You can search an incomplete term using a , so you can search
pas

for passati. But, you can’t seem to do that for an incomplete word following another word. So searching:
kāyena pas*
gives 510 results

Searching
“kāyena pas”*
gives no results

And searching:
“kāyena pas*”
also gives no results.
So it seems they have not designed their search function to be functional enough to search for phrases with variations, which seems a great loss.

So it seems only the Pāli Reader has this functionality. But this functionality seems to me extremely important for researching the Canon! Would you consider adding such functionality to Suttacentral? That would be so valuable, I believe.[quote=“sujato, post:2, topic:5684”]
Stripping punctuation should be fairly trivial. Normally a search engine like the one used on SC strips punctuation by default.
Spaces are more difficult, and I wouldn’t recommend stripping them in general. However, it might work on occasion.
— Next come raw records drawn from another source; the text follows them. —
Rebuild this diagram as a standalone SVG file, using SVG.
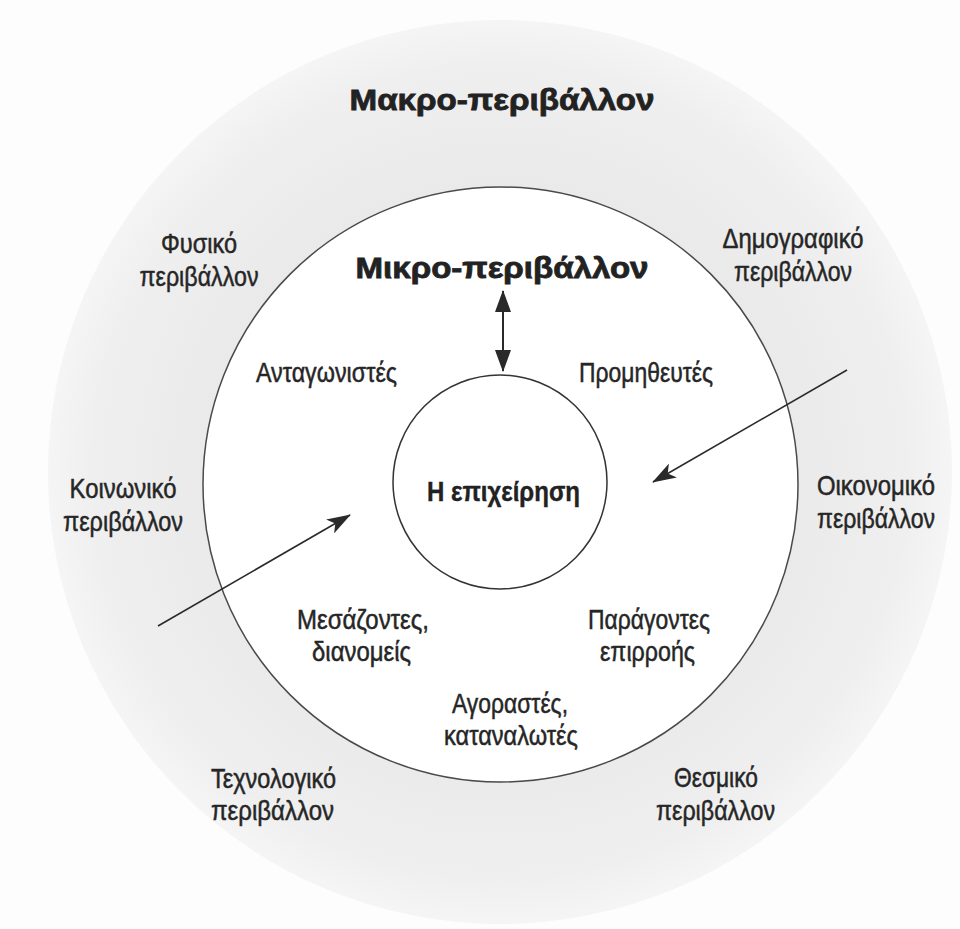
<svg xmlns="http://www.w3.org/2000/svg" width="960" height="929" viewBox="0 0 960 929">
  <style>
    .lbl { font-family: "Liberation Sans", "DejaVu Sans", sans-serif; font-size: 28px; fill: #262626; stroke: #262626; stroke-width: 0.5px; text-anchor: middle; }
    .ttl { font-family: "Liberation Sans", "DejaVu Sans", sans-serif; font-size: 30px; font-weight: bold; fill: #222; stroke: #222; stroke-width: 0.8px; text-anchor: middle; }
    .core { font-family: "Liberation Sans", "DejaVu Sans", sans-serif; font-size: 27px; font-weight: bold; fill: #222; stroke: #222; stroke-width: 0.4px; text-anchor: middle; }
    .conn { stroke: #2a2a2a; fill: none; }
  </style>
  <defs>
    <radialGradient id="ringFill" cx="500" cy="472" r="452" gradientUnits="userSpaceOnUse">
      <stop offset="0.6" stop-color="#e9e9e9"/>
      <stop offset="0.9" stop-color="#efefef"/>
      <stop offset="1" stop-color="#f5f5f5"/>
    </radialGradient>
    <marker id="headPlain" viewBox="0 0 22 16" refX="21" refY="8" markerWidth="22" markerHeight="16" markerUnits="userSpaceOnUse" orient="auto-start-reverse">
      <path d="M0,0 L22,8 L0,16 z" fill="#2a2a2a"/>
    </marker>
    <marker id="headBarb" viewBox="0 0 24 16" refX="23" refY="8" markerWidth="24" markerHeight="16" markerUnits="userSpaceOnUse" orient="auto">
      <path d="M0,0 L24,8 L0,16 L6,8 z" fill="#2a2a2a"/>
    </marker>
  </defs>

  <rect x="0" y="0" width="960" height="929" fill="#fdfdfd"/>

  <g id="macro-environment">
    <circle cx="500" cy="472" r="452" fill="url(#ringFill)"/>
    <text class="ttl" x="502" y="110" textLength="305" lengthAdjust="spacingAndGlyphs">Μακρο-περιβάλλον</text>
  </g>

  <g id="micro-environment">
    <circle cx="500.5" cy="484.5" r="297.5" fill="#ffffff" stroke="#4a4a4a" stroke-width="1.5"/>
    <text class="ttl" x="502" y="278" textLength="293" lengthAdjust="spacingAndGlyphs">Μικρο-περιβάλλον</text>
  </g>

  <g id="company">
    <circle cx="500" cy="482" r="107" fill="#ffffff" stroke="#333" stroke-width="1.5"/>
    <text class="core" x="503.5" y="501" textLength="153" lengthAdjust="spacingAndGlyphs">Η επιχείρηση</text>
  </g>

  <g id="physical">
    <text class="lbl" x="199" y="253" textLength="76" lengthAdjust="spacingAndGlyphs">Φυσικό</text>
    <text class="lbl" x="199" y="286" textLength="119" lengthAdjust="spacingAndGlyphs">περιβάλλον</text>
  </g>
  <g id="demographic">
    <text class="lbl" x="793" y="248" textLength="141" lengthAdjust="spacingAndGlyphs">Δημογραφικό</text>
    <text class="lbl" x="793" y="281" textLength="118" lengthAdjust="spacingAndGlyphs">περιβάλλον</text>
  </g>
  <g id="social">
    <text class="lbl" x="123" y="498" textLength="107" lengthAdjust="spacingAndGlyphs">Κοινωνικό</text>
    <text class="lbl" x="123" y="531" textLength="120" lengthAdjust="spacingAndGlyphs">περιβάλλον</text>
  </g>
  <g id="economic">
    <text class="lbl" x="876" y="495" textLength="118" lengthAdjust="spacingAndGlyphs">Οικονομικό</text>
    <text class="lbl" x="876" y="528" textLength="118" lengthAdjust="spacingAndGlyphs">περιβάλλον</text>
  </g>
  <g id="technological">
    <text class="lbl" x="273.5" y="788" textLength="125" lengthAdjust="spacingAndGlyphs">Τεχνολογικό</text>
    <text class="lbl" x="272.5" y="820" textLength="123" lengthAdjust="spacingAndGlyphs">περιβάλλον</text>
  </g>
  <g id="institutional">
    <text class="lbl" x="716" y="787" textLength="84" lengthAdjust="spacingAndGlyphs">Θεσμικό</text>
    <text class="lbl" x="715.5" y="820" textLength="119" lengthAdjust="spacingAndGlyphs">περιβάλλον</text>
  </g>

  <g id="competitors">
    <text class="lbl" x="326.5" y="382" textLength="141" lengthAdjust="spacingAndGlyphs">Ανταγωνιστές</text>
  </g>
  <g id="suppliers">
    <text class="lbl" x="646" y="382" textLength="134" lengthAdjust="spacingAndGlyphs">Προμηθευτές</text>
  </g>
  <g id="intermediaries">
    <text class="lbl" x="363" y="629" textLength="132" lengthAdjust="spacingAndGlyphs">Μεσάζοντες,</text>
    <text class="lbl" x="361.5" y="661" textLength="99" lengthAdjust="spacingAndGlyphs">διανομείς</text>
  </g>
  <g id="influencers">
    <text class="lbl" x="649" y="629" textLength="122" lengthAdjust="spacingAndGlyphs">Παράγοντες</text>
    <text class="lbl" x="647.5" y="661" textLength="95" lengthAdjust="spacingAndGlyphs">επιρροής</text>
  </g>
  <g id="customers">
    <text class="lbl" x="510" y="713" textLength="116" lengthAdjust="spacingAndGlyphs">Αγοραστές,</text>
    <text class="lbl" x="511" y="745" textLength="134" lengthAdjust="spacingAndGlyphs">καταναλωτές</text>
  </g>

  <g id="connectors">
    <line class="conn" x1="503" y1="291" x2="503" y2="371" stroke-width="2" marker-start="url(#headPlain)" marker-end="url(#headPlain)"/>
    <line class="conn" x1="847" y1="370" x2="653" y2="482" stroke-width="1.6" marker-end="url(#headBarb)"/>
    <line class="conn" x1="158" y1="626" x2="350" y2="515" stroke-width="1.6" marker-end="url(#headBarb)"/>
  </g>
</svg>
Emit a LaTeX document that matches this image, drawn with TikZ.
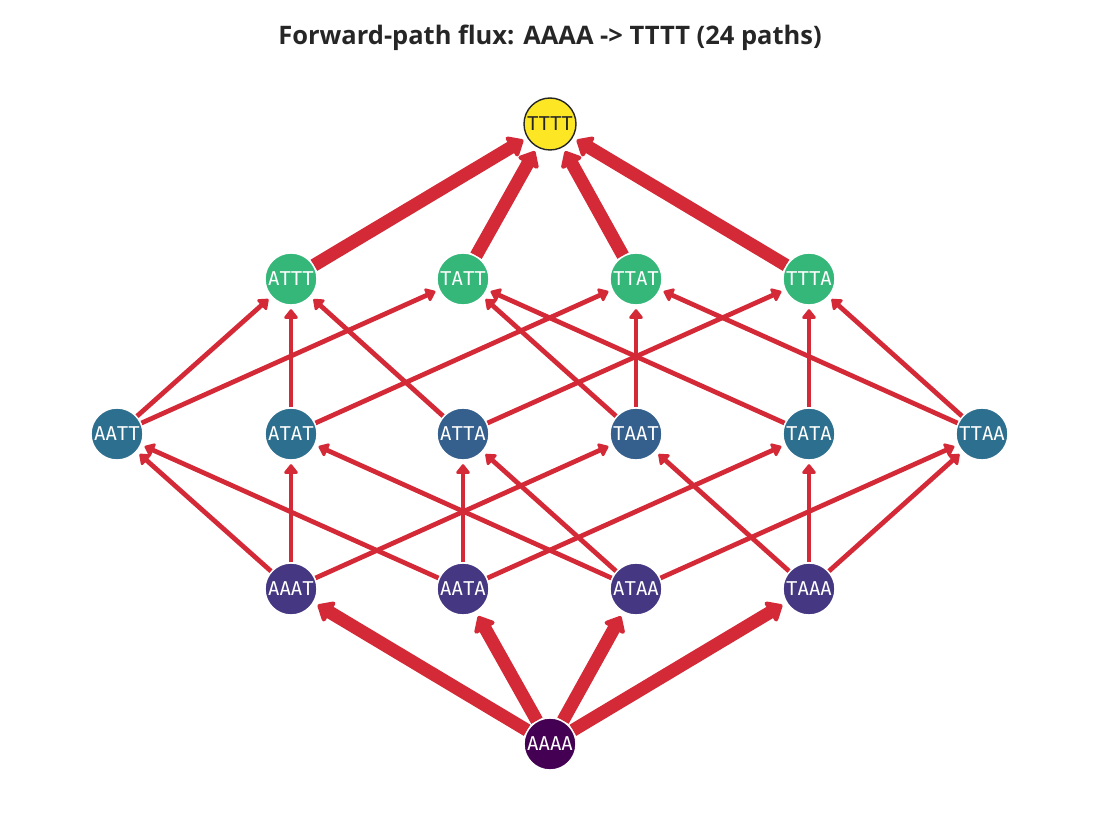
\documentclass[tikz,border=0pt]{standalone}
\usepackage{fontspec}
\setmainfont{Open Sans}
\newfontfamily\nodefont{DejaVu Sans Mono}
\usetikzlibrary{arrows.meta,backgrounds}
\definecolor{fluxRed}{HTML}{D42A37}
\definecolor{vLevel0}{HTML}{440154}
\definecolor{vLevel1}{HTML}{453781}
\definecolor{vLevel2}{HTML}{2D6F8E}
\definecolor{vLevel2b}{HTML}{355F8D}
\definecolor{vLevel3}{HTML}{35B779}
\definecolor{vLevel4}{HTML}{FDE725}
\definecolor{ink}{HTML}{262626}

\begin{document}
\begin{tikzpicture}[x=0.02cm,y=-0.02cm,
  state/.style={circle,draw=white,line width=0.8pt,minimum size=1.04cm,inner sep=0pt,text=white,font=\nodefont\fontsize{10.8}{12}\selectfont},
  flux/.style={draw=fluxRed,line width=2.7pt,shorten >=2pt,-{Triangle[round,length=6pt,width=9pt]}},
  bigflux/.style={draw=fluxRed,line width=7.4pt,shorten >=2.5pt,-{Triangle[round,length=9pt,width=15pt]}}]
\useasboundingbox (0,0) rectangle (1100,837);
\node[font=\bfseries\fontsize{14.5}{17}\selectfont,text=ink] (title) at (550,38) {Forward-path flux: AAAA -> TTTT (24 paths)};
% top : TTTT
\node[state,fill=vLevel4,draw=ink,text=ink] (TTTT) at (550,124) {TTTT};
% three T
\node[state,fill=vLevel3] (ATTT) at (291,279) {ATTT};
\node[state,fill=vLevel3] (TATT) at (463,279) {TATT};
\node[state,fill=vLevel3] (TTAT) at (636,279) {TTAT};
\node[state,fill=vLevel3] (TTTA) at (809,279) {TTTA};
% two T
\node[state,fill=vLevel2]  (AATT) at (117,434) {AATT};
\node[state,fill=vLevel2]  (ATAT) at (291,434) {ATAT};
\node[state,fill=vLevel2b] (ATTA) at (463,434) {ATTA};
\node[state,fill=vLevel2b] (TAAT) at (636,434) {TAAT};
\node[state,fill=vLevel2]  (TATA) at (809,434) {TATA};
\node[state,fill=vLevel2]  (TTAA) at (982,434) {TTAA};
% one T
\node[state,fill=vLevel1] (AAAT) at (291,589) {AAAT};
\node[state,fill=vLevel1] (AATA) at (463,589) {AATA};
\node[state,fill=vLevel1] (ATAA) at (636,589) {ATAA};
\node[state,fill=vLevel1] (TAAA) at (809,589) {TAAA};
% bottom : AAAA
\node[state,fill=vLevel0] (AAAA) at (550,744) {AAAA};
% flux along the edges
\begin{scope}[on background layer]
\foreach \a/\b in {AAAT/AATT,AAAT/ATAT,AAAT/TAAT,AATA/AATT,AATA/ATTA,AATA/TATA,
                   ATAA/ATAT,ATAA/ATTA,ATAA/TTAA,TAAA/TAAT,TAAA/TATA,TAAA/TTAA,
                   AATT/ATTT,AATT/TATT,ATAT/ATTT,ATAT/TTAT,ATTA/ATTT,ATTA/TTTA,
                   TAAT/TATT,TAAT/TTAT,TATA/TATT,TATA/TTTA,TTAA/TTAT,TTAA/TTTA}
  \draw[flux] (\a) -- (\b);
\foreach \b in {AAAT,AATA,ATAA,TAAA}
  \draw[bigflux] (AAAA) -- (\b);
\foreach \a in {ATTT,TATT,TTAT,TTTA}
  \draw[bigflux] (\a) -- (TTTT);
\end{scope}
\end{tikzpicture}
\end{document}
In most cases, however, the obvious errors such as c’ eva should be corrected in the MS edition.
[/quote]

It would eliminate a number of problems, which you also have raised on What is the difference between the Pali text of the VRI and that of the Mahāsaṅgīti?
For example
-Problems caused by differences in choices of splitting compounds, some places having very long words whilst elsewhere they are split into separate words.
-Apostrophe problems for quotes regarding their position.
-All problems with inconsistencies in punctuation and give the ability to search for sequences of words regardless of variations in punctuation.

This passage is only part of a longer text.